Yes, there are some differences. Please look at where these differences
are located and if they are significantly changing the results. In flat
areas, there will be several possibilities about how water could flow.
This might also affect the flowpath further upstream. Both the original
version and the fast version have a certain degree of randomness on how
to find a path through flat terrain, but it's a different type
randomness, so to speak. The fast version can not exactly replicate the
results, but it is pretty close. If there are only slight shifts in the
flowpath and these differences can be justified by comparing them to the
input DEM, the results could be useful. I think of particular interest
are larger differences in flow accumulation, because they have a big
influence on other output like basins and flow direction.

Thanks for testing!

G. Allegri wrote:

A correction: as you can see from the stats, the differences are not
only (1,-1,7) as I was saying... Now I have to check how much these
differences affect the results. Anyway, above 99.5 % of values are
equal.

2008/7/29 G. Allegri <giohappy@gmail.com>:
  

Ivan anticipated me for a bit.
GREAT Markus! I could crunch Sardinia in one shot. I haven't measured
the time but it was less then 2 minutes, while with r.watershed I got
stalled.
Analyzing the differences between the r.watershed and r.watershed.fast
for a narrower region, there was some subtle, sparse differences
(1,-1,7) meaning 45° differences:

The following are the differences values (from r.mapcalc) statistics
(number of pixels for values)

-7 76
-6 34
-5 30
-4 49
-3 43
-2 194
-1 1165
0 813894
1 1218
2 253
3 83
4 45
5 25
6 93
7 250
8 22
9 21
10 5
11 15
12 30
13 18
14 3
15 5
16 4
* 36917172

_______________________________________________
grass-user mailing list
grass-user@lists.osgeo.org
http://lists.osgeo.org/mailman/listinfo/grass-user

Dear Chuck,

r.watershed is a much valued tool in GRASS, for me the best watershed analsis tool not only in GRASS, therefore I thought about a a way to keep the results identical too. I am also aware that the closer the results produced by changes in the algorithm are to the results produced by original algorithm, the higher the chances that it will be accepted by the community.

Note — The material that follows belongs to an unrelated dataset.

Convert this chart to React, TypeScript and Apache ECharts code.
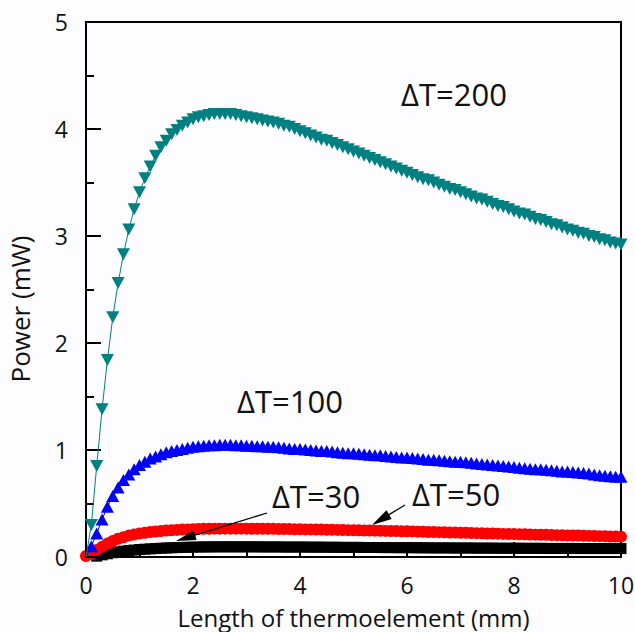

With regard to your suggestion, I would not adjust DEM values, because in larger regions the minimum possible increment is already there in the data, i.e. there are no gaps in the data distribution that can be filled with adjusted values. One theoretical way out would be to read in DEMs as FCELL or DCELL, but then there is the floating point comparison problem. (I tried against better knowledge, it doesn't work). Regarding the breadth first search, where do you see breadth first <when the DEM values are different>? You lost me there. I don't see differences in how points are searched between the two versions, but maybe I have not fully understood the original algorithm. As far as I have understood the original algorithm, the list of astar_pts following astar_pts.nxt is kept in ascending order using elevation. If there are already points with equal elevation, the new point is inserted after all other points with the same elevation (line 91 in original do_astar.c), so that the point inserted first (of several points with equal elevation) will be removed first (line 19 in original do_astar.c). This is still the case in the new algorithm (insertion: line 136, removal: lines 31 and 192) most of the time. If the binary heap becomes fairly large and there are many points with equal elevation, there might be an exception. Please let me know if I got something wrong there!

Another possibility to produce the exact same results like in the original version would be to go recursively down the heap and pick the point added earliest from all points with elevation equal to the root point. This is easy to implement, but it would have slowed down the search algorithm somewhat and I wanted to get something lightening fast.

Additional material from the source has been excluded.